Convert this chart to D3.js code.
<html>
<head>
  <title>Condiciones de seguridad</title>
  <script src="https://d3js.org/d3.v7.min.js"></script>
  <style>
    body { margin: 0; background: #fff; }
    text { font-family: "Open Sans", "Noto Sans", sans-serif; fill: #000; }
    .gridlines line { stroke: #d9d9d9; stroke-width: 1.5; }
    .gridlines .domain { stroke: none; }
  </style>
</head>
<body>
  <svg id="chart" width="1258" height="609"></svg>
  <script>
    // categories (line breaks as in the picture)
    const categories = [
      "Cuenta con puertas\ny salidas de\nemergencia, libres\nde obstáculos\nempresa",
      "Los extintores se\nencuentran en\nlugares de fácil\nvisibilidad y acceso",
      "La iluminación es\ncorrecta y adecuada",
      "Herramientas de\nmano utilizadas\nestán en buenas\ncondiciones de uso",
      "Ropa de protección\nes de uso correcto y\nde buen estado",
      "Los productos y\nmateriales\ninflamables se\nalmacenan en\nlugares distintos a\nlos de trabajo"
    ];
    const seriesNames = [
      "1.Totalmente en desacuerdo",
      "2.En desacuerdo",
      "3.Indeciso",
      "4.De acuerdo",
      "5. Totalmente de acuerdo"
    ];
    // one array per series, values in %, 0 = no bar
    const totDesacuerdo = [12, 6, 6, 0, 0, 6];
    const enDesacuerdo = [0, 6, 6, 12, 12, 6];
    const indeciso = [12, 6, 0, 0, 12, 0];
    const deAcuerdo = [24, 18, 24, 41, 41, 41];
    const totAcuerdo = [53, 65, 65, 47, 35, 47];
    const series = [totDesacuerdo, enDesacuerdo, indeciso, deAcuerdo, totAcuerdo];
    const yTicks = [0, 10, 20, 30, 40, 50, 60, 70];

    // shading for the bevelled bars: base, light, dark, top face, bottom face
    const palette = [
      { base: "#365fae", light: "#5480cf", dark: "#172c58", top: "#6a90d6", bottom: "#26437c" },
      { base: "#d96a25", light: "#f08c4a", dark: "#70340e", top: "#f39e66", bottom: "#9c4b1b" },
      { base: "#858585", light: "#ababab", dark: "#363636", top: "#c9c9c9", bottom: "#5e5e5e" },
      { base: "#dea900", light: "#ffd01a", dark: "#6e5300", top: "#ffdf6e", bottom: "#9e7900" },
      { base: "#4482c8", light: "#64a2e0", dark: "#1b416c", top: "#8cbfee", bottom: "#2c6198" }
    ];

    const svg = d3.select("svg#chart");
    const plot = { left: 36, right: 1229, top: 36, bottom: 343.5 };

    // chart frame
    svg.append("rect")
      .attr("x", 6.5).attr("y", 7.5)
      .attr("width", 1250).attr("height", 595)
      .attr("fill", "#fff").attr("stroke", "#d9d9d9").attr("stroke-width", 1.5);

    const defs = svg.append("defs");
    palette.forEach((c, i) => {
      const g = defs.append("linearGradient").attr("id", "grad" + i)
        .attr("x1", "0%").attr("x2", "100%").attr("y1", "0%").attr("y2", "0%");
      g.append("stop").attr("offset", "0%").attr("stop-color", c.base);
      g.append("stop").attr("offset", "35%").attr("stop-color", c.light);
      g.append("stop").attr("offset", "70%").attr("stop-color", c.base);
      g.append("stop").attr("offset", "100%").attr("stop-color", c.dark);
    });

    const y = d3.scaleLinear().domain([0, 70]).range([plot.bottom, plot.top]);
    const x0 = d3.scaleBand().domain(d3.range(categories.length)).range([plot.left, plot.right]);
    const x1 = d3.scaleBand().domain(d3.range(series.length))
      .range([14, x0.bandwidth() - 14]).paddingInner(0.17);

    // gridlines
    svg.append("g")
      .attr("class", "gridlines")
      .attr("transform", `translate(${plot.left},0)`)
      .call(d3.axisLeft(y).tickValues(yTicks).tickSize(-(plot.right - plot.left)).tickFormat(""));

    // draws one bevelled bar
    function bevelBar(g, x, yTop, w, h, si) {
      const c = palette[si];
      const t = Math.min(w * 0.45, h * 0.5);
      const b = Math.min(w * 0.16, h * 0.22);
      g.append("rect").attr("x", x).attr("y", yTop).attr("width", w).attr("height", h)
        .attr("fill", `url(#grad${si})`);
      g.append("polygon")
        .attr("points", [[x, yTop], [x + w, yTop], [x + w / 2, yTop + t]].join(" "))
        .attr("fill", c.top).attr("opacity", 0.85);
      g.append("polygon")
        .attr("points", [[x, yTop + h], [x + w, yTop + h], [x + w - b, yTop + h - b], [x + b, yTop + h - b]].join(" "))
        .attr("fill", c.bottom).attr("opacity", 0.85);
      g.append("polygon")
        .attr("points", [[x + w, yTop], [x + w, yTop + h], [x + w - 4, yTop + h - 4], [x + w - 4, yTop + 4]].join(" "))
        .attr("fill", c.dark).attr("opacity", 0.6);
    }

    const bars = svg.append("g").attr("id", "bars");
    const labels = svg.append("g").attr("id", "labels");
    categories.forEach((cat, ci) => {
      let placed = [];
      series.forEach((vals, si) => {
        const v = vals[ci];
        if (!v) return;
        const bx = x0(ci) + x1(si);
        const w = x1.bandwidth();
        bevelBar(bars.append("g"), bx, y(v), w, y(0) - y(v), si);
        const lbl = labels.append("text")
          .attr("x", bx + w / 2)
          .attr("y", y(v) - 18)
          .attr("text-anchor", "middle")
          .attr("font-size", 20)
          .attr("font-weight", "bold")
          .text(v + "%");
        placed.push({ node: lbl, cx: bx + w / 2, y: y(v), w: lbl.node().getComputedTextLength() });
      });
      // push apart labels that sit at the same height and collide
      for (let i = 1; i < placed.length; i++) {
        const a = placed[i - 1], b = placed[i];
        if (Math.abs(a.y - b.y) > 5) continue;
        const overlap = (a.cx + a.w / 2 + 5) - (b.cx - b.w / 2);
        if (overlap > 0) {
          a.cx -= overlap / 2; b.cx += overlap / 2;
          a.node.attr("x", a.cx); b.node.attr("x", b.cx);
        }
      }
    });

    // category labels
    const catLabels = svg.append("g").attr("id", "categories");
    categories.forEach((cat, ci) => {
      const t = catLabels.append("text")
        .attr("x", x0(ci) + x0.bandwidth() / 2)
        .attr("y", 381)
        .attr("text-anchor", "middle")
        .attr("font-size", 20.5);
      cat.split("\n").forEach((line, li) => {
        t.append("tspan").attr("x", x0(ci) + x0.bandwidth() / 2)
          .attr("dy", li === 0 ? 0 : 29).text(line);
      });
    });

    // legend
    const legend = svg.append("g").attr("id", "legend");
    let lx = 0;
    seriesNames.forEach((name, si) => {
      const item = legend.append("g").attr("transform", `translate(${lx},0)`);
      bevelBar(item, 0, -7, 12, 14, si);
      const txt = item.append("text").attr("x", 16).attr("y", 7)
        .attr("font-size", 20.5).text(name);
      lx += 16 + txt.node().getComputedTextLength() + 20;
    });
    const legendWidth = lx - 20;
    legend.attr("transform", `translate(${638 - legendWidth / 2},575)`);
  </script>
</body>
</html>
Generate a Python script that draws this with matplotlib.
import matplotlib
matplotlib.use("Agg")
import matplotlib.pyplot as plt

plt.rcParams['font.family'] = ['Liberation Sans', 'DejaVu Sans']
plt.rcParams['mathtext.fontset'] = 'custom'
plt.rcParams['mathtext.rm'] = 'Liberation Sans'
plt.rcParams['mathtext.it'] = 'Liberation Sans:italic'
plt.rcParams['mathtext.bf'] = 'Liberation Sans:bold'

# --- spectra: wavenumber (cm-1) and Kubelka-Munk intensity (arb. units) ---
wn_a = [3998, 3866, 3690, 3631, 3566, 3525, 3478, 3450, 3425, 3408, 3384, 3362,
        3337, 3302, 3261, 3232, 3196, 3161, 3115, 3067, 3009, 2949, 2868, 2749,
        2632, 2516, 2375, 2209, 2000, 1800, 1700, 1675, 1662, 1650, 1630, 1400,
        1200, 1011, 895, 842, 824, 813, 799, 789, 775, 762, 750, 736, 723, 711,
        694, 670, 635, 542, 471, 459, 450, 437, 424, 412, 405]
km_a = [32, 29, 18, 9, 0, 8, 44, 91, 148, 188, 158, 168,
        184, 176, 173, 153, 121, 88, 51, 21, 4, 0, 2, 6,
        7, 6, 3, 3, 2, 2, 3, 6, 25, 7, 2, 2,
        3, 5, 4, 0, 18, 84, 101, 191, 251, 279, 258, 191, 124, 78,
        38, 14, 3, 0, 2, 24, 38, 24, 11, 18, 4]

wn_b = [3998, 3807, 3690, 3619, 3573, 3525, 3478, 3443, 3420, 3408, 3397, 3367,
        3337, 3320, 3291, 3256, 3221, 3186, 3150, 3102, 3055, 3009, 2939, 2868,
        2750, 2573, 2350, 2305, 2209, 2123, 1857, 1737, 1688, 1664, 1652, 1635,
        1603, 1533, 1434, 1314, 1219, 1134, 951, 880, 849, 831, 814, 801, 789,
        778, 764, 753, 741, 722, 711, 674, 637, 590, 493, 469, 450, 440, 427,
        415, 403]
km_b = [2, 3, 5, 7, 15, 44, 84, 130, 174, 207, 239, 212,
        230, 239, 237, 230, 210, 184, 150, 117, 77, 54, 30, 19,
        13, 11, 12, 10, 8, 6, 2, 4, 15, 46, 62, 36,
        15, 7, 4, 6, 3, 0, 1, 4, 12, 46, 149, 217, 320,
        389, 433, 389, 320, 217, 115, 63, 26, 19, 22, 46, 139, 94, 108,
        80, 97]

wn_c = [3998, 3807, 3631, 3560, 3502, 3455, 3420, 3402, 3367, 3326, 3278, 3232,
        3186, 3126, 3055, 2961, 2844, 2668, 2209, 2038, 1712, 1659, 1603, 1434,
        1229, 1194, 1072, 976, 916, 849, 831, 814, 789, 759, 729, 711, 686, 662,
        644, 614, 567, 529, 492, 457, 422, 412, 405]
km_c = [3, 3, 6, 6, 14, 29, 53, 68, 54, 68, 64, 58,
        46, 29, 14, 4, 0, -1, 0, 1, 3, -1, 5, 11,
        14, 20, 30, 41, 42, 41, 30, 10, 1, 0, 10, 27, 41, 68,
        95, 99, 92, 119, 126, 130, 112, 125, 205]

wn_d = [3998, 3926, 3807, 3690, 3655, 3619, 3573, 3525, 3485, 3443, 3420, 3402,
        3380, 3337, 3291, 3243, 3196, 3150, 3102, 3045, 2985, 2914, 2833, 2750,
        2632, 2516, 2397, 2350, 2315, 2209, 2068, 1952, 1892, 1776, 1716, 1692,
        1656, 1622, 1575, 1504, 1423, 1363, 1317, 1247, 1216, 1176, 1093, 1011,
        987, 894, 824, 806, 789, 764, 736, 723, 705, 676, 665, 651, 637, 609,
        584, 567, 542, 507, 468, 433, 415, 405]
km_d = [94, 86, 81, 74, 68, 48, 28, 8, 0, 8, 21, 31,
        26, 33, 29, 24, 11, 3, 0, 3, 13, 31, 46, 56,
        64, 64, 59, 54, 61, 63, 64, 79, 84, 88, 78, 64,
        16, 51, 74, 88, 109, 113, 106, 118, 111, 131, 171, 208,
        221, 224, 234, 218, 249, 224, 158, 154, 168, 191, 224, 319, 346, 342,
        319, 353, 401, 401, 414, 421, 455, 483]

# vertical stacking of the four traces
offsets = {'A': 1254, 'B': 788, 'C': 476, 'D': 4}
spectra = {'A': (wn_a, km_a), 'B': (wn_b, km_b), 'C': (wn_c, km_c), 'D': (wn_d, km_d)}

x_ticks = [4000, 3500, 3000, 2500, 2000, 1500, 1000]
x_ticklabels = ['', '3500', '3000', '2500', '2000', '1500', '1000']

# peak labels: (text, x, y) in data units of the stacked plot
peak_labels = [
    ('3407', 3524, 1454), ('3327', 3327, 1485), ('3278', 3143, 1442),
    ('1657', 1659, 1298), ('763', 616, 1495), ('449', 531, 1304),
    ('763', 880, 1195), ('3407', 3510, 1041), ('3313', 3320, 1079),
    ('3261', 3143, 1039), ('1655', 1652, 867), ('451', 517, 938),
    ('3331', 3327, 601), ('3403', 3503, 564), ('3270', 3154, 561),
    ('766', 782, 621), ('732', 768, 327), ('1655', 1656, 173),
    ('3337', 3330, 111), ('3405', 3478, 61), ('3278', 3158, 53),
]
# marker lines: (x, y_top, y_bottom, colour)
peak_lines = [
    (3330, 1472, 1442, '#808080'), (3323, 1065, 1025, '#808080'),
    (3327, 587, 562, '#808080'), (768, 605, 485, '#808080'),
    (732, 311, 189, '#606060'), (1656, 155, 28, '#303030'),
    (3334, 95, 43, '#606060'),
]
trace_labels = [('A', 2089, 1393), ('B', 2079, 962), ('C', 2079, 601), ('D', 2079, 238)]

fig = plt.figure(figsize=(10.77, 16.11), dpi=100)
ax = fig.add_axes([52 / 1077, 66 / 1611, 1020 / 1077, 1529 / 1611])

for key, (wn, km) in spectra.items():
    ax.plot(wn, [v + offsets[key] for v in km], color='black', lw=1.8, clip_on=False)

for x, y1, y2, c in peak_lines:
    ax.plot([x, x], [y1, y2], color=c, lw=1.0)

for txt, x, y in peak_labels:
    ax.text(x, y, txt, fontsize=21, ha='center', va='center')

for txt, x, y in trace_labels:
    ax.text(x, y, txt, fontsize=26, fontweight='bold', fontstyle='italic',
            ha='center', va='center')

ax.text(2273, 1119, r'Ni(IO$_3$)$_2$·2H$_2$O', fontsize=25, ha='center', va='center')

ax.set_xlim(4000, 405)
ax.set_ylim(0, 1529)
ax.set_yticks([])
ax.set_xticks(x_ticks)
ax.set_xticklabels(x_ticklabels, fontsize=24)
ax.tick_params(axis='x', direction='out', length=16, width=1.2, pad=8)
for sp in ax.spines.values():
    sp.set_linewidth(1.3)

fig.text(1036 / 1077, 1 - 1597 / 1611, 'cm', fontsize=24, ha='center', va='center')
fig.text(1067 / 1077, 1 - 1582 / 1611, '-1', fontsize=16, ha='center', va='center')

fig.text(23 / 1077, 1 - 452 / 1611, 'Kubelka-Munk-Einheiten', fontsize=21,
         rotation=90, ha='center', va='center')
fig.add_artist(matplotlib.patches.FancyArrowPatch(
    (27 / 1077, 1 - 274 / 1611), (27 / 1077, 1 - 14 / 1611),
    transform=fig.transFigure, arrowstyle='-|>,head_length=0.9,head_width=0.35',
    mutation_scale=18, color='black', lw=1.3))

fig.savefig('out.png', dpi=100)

Aim of the task —
Of the entries listed above, reproduce only the lines starting at the line containing "Generate a Python" and ending at the line containing "plt.rcParams['mathtext.bf'] = 'Liberation". Include both, exactly as they stand.

Task output —
Generate a Python script that draws this with matplotlib.
import matplotlib
matplotlib.use("Agg")
import matplotlib.pyplot as plt

plt.rcParams['font.family'] = ['Liberation Sans', 'DejaVu Sans']
plt.rcParams['mathtext.fontset'] = 'custom'
plt.rcParams['mathtext.rm'] = 'Liberation Sans'
plt.rcParams['mathtext.it'] = 'Liberation Sans:italic'
plt.rcParams['mathtext.bf'] = 'Liberation Sans:bold'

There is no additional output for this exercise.